I'm programming a site in PHP/MySQL that gets search results for products via API from an external site. This site also will have it's own products and the owners of the site want the search results to be inter-connected.

If someone searches for VIDEO, ordered by date then the results should be all in order regardless of the source it came from.

eg.

July 31 - Video A - our database
July 30 - Video B - via API
July 29 - Video C - via API
July 28 - Video D - our database
...

The problem I'm having is figuring out a way to do this effectively especially regarding viewing multiple pages of results. If someone clicks to the 2nd page of results then I need to figure out the last item on the first page of results (and the last item from the API), then only get the items from the API starting after the last API item viewed on the previous page and then do the same for our database results and re-combine them again.

In order to avoid this complex algorithm, another idea I had was to limit the results to a large amount - like 500 results and grab them all at once and order them. Then if the user goes forward a few pages, I do not have to re-grab all the data.

Does anyone have suggestions on good algorithms to use to combine two search results?

+2  A: 

Whether you use it for caching or not, you will need to grab at least a page worth of results from both sources, in case all the next results will come from that source.

Grabbing a lot of results and caching them (in the session) is one solution you could use.

If for some reason you don't want to cache all the results (if the operation is expensive and you need this optimized), you could store a simple array in the session that contains the location of the results, and then you would know the starting number for the next page.

For example (pseudo code)

**Request 1**
Get 10 results from API
Get 10 results form Database
Merge the results
Display first 10 and save the order to an array
   (A for API, D for Database, ex: A,A,A,D,A,D,D,A,D,A)

User clicks page 2

**Request 2** (Page 2)
Get 10 results from API starting at 5
Get 10 results from Database starting at 7
Repeat merge and display above.

You could also optionally cache what you have needed to retrieve so far (and you will have 10 extra results).
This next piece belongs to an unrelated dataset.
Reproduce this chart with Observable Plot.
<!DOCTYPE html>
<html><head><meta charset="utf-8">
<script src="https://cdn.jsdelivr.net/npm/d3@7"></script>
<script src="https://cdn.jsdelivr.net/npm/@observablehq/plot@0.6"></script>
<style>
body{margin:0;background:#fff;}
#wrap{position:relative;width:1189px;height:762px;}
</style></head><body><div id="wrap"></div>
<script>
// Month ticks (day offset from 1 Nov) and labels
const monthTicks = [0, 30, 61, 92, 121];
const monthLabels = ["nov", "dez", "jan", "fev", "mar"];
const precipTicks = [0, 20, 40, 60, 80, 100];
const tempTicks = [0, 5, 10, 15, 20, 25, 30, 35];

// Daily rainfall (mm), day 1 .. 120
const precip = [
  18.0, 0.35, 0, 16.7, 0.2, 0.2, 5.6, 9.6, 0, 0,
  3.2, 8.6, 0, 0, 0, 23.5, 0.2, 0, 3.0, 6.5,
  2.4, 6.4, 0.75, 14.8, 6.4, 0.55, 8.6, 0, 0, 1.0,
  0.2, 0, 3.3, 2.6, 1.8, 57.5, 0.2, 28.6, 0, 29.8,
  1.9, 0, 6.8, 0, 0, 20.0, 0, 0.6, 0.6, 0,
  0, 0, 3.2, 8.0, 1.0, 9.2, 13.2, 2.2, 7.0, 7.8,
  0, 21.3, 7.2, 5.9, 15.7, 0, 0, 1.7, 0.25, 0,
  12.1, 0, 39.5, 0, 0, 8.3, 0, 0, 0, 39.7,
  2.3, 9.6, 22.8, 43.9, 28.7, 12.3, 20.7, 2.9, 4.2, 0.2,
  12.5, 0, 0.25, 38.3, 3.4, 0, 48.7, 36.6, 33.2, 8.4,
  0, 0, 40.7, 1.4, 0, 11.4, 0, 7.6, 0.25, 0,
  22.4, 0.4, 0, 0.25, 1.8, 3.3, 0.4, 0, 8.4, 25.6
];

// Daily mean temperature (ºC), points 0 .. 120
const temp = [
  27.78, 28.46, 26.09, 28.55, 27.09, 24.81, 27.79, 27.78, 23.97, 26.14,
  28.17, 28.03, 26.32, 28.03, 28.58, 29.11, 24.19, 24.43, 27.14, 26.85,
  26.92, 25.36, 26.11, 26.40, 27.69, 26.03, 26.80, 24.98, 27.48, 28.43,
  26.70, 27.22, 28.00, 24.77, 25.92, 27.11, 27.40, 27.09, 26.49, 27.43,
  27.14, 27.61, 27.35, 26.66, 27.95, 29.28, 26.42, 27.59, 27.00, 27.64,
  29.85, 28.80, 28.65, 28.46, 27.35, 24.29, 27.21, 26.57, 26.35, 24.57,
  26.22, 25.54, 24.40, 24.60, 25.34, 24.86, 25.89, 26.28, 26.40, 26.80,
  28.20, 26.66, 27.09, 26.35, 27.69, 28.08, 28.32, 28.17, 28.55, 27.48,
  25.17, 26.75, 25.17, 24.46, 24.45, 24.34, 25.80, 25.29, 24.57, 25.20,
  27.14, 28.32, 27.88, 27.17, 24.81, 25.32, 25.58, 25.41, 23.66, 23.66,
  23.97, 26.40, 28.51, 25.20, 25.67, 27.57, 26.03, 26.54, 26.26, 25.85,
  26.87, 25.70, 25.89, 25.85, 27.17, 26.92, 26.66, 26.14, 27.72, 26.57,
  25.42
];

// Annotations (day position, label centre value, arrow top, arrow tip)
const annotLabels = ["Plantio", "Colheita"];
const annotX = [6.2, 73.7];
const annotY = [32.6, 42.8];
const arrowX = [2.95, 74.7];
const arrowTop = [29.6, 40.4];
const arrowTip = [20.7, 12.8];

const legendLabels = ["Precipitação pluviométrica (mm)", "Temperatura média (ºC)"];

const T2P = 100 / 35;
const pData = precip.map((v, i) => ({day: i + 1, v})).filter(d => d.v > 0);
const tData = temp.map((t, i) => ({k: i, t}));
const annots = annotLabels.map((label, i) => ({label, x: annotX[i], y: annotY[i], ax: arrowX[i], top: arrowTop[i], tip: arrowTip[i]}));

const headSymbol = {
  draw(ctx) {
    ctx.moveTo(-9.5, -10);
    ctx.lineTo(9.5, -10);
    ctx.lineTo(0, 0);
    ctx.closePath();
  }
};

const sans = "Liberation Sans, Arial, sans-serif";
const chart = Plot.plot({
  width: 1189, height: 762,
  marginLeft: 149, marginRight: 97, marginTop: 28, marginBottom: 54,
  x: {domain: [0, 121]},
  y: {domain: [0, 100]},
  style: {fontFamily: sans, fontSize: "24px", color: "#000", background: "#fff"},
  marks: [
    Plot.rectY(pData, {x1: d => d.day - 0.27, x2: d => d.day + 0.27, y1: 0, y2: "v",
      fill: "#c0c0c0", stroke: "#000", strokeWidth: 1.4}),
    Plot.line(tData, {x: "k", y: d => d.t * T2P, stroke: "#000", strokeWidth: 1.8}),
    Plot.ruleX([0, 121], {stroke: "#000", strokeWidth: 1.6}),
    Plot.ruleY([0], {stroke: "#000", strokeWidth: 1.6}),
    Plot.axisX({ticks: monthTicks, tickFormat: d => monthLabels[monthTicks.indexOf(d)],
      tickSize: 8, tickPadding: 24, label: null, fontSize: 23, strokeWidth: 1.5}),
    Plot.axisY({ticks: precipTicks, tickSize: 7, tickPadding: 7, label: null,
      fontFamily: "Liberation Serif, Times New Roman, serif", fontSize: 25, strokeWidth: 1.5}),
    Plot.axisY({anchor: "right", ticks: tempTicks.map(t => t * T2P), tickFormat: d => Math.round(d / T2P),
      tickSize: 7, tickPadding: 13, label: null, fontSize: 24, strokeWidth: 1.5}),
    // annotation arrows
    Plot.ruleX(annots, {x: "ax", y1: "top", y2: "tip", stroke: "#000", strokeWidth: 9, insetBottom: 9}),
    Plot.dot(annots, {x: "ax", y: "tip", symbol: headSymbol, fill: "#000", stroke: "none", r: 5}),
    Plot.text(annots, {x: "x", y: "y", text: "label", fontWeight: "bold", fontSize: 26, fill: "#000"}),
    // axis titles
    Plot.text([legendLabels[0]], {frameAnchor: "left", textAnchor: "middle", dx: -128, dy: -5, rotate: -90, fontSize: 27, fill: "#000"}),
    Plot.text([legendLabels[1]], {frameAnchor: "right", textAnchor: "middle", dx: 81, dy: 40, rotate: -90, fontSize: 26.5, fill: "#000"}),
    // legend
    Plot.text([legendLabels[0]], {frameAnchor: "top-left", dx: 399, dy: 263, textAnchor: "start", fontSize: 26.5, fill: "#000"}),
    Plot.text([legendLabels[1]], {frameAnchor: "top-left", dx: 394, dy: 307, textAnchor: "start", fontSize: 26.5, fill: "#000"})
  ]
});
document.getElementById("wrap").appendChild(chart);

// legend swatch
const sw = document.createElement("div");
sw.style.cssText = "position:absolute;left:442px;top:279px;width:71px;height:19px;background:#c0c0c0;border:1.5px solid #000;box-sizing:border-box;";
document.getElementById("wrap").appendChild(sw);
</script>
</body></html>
This would make the first request longer, but could possibly make the second request much faster.

If the user jumps forward several pages, you would need to get the largest number of results that could have been displayed in the preceeding unknown pages from each source.

If you are not too worried about performance from either source, I would retrieve up to a large number like you said and cache all results temporarily. As soon as a new search is executed, dump the old results.